## EXERCISE
Everything from the line with "Clone this chart in matplotlib." down to the line with "import numpy as np" below must be printed exactly, those two lines included. Exclude pictures.

◆ ◆ ◆ ◆ ◆ ◆ ◆

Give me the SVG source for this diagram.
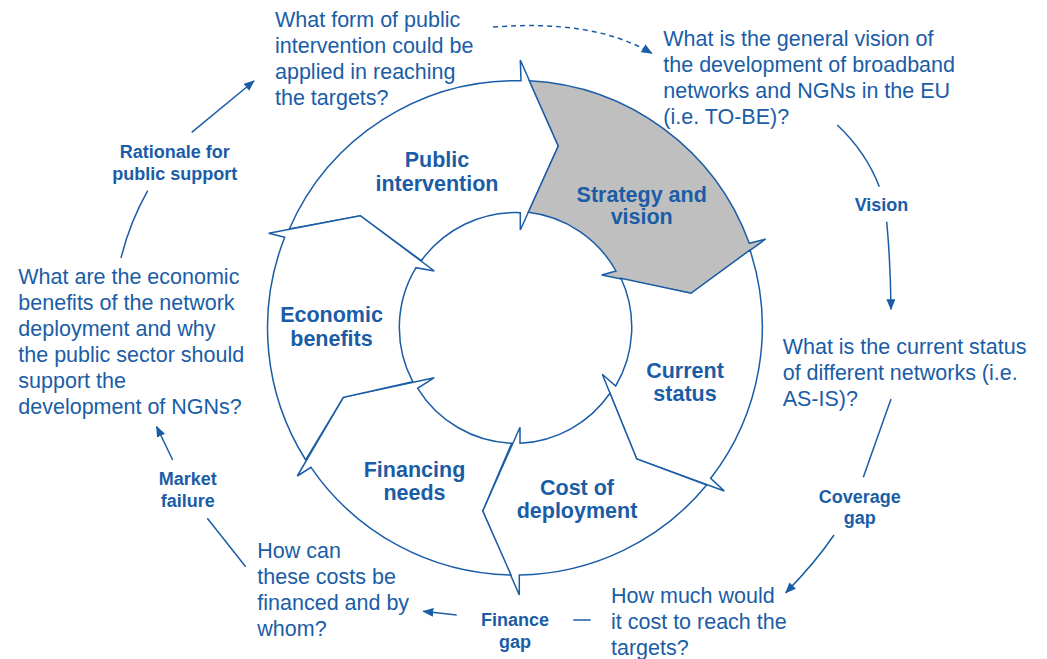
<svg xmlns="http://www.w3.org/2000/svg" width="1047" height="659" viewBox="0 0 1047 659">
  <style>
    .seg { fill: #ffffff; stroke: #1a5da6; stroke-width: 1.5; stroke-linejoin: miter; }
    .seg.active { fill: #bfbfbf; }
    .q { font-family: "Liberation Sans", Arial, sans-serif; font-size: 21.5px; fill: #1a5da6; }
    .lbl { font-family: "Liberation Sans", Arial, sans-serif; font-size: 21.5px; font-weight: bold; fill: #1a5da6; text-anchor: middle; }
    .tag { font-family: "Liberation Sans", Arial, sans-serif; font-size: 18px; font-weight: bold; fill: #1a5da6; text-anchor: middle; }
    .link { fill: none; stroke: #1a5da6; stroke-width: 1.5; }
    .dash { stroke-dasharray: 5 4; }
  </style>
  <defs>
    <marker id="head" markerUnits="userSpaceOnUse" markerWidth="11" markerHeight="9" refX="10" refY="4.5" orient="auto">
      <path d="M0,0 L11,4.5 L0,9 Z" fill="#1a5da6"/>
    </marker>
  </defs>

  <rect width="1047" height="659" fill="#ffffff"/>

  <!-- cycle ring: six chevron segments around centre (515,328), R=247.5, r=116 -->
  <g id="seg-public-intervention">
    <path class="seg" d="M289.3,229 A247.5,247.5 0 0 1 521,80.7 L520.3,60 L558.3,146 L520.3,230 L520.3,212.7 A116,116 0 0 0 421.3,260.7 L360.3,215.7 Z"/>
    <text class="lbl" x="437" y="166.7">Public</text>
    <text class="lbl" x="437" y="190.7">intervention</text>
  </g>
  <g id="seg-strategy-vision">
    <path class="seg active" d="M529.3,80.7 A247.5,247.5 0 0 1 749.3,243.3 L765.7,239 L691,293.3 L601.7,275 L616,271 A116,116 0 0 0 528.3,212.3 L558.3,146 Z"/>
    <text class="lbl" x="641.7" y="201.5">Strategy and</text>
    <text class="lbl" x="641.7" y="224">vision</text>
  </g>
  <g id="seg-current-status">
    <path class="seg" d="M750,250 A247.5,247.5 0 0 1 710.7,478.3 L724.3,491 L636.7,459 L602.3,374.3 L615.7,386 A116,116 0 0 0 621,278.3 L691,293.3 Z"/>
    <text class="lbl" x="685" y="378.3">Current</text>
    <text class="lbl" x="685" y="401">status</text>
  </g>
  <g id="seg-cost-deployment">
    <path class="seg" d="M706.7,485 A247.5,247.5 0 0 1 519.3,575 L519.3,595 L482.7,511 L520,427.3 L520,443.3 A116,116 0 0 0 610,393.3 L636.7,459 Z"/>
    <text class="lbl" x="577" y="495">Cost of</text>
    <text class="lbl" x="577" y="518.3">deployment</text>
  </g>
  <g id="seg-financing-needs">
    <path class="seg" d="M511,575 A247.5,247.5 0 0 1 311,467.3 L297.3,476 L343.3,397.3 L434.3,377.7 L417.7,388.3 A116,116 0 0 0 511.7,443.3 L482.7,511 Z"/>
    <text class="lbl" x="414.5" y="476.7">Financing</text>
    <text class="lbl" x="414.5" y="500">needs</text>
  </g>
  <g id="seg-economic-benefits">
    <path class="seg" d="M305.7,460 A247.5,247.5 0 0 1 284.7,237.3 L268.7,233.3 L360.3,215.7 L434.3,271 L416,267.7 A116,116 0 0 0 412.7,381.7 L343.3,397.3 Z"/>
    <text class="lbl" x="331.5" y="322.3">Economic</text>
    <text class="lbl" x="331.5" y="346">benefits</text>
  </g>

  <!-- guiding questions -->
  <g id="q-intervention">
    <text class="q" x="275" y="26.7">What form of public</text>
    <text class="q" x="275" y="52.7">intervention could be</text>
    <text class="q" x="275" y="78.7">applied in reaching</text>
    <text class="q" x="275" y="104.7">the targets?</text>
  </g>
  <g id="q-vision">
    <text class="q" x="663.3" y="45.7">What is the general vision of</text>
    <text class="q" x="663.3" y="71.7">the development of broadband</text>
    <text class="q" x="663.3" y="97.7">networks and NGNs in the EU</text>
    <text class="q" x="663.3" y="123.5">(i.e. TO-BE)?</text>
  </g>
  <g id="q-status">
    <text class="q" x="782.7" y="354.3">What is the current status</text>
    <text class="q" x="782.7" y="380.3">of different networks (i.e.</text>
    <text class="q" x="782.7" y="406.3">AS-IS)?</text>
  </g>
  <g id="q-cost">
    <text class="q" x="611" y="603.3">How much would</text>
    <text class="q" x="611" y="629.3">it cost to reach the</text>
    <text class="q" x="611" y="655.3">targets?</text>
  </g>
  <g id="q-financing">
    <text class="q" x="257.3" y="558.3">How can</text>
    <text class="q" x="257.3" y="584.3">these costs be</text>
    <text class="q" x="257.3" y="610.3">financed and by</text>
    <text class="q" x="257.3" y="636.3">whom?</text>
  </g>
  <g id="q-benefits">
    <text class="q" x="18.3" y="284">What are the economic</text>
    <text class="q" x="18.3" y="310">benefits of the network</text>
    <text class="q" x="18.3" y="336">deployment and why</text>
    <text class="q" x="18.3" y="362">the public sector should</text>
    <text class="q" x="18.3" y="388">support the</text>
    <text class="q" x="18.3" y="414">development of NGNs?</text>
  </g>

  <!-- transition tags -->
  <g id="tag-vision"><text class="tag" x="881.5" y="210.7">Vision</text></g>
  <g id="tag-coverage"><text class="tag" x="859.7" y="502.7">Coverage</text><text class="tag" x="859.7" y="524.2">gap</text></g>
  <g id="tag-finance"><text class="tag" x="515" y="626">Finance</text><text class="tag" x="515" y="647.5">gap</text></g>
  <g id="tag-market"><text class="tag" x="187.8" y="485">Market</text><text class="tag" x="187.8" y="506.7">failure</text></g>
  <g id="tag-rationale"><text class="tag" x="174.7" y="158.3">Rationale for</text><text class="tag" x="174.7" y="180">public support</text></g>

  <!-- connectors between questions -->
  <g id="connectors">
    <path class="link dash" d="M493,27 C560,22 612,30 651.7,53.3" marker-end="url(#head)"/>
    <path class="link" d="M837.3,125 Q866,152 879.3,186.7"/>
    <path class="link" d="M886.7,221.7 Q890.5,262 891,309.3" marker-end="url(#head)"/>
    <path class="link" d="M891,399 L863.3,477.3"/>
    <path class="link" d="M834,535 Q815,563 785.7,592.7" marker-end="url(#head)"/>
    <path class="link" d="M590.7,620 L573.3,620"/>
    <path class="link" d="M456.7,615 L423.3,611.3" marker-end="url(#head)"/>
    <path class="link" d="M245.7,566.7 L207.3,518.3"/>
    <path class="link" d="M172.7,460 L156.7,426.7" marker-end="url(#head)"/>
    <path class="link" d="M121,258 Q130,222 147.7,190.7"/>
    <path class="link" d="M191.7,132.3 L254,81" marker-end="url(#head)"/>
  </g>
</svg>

◆ ◆ ◆ ◆ ◆ ◆ ◆

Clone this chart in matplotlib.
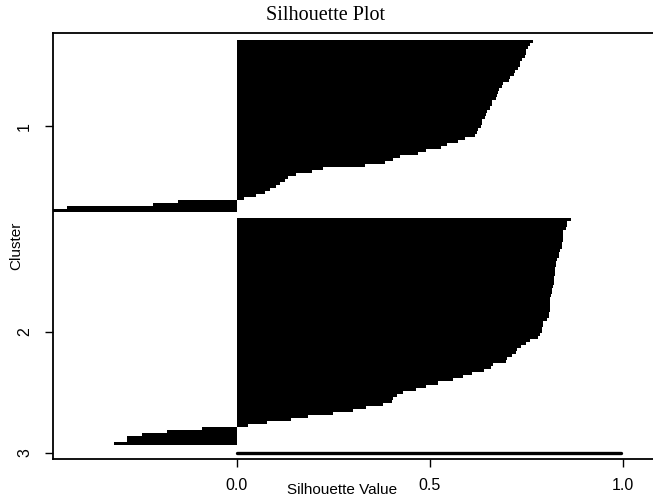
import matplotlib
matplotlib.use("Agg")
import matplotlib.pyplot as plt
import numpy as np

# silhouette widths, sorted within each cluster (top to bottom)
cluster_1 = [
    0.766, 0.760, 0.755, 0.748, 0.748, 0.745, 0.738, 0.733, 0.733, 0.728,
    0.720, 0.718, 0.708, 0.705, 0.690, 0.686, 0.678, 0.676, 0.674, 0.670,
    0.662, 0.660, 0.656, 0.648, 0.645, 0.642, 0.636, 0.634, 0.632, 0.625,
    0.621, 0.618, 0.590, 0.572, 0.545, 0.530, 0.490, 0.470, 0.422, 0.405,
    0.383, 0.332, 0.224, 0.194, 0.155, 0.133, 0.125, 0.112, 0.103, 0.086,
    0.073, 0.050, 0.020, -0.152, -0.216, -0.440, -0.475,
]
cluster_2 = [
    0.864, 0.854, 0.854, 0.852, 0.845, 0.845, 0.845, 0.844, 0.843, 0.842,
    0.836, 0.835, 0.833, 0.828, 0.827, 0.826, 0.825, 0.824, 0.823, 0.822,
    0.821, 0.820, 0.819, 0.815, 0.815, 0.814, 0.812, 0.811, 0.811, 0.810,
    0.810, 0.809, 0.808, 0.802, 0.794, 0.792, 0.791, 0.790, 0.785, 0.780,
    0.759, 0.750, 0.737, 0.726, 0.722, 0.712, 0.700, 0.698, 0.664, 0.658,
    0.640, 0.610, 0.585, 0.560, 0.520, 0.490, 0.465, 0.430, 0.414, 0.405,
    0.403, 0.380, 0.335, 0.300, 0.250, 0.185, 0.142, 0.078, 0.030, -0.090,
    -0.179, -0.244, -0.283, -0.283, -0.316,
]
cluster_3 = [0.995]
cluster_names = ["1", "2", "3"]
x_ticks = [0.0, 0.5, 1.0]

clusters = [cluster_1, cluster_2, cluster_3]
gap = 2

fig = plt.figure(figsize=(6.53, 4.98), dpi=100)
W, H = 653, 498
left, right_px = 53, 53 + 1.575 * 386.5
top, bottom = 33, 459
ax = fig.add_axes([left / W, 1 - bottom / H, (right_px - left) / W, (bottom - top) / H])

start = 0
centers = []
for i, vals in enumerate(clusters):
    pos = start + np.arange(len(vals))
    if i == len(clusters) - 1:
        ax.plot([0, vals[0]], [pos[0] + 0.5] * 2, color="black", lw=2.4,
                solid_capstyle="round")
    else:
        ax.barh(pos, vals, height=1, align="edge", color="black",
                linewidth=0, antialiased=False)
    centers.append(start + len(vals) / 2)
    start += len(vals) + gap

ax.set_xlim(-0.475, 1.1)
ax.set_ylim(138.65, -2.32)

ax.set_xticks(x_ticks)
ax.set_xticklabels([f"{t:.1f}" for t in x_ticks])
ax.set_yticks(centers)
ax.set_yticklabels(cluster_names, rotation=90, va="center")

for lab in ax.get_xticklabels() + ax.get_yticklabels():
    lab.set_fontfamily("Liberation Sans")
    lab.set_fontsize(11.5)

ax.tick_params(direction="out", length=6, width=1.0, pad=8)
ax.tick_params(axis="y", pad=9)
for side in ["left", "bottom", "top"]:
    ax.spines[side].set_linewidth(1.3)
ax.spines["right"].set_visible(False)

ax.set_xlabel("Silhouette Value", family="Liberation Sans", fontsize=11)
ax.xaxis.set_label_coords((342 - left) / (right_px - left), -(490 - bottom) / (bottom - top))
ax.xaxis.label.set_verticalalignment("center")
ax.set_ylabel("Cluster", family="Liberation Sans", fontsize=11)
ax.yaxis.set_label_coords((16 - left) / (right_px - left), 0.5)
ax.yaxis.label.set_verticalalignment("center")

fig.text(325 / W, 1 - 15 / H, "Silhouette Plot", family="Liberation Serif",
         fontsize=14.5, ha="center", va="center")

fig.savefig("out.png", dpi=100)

◆ ◆ ◆ ◆ ◆ ◆ ◆

## OUTPUT FOR THIS TASK
Clone this chart in matplotlib.
import matplotlib
matplotlib.use("Agg")
import matplotlib.pyplot as plt
import numpy as np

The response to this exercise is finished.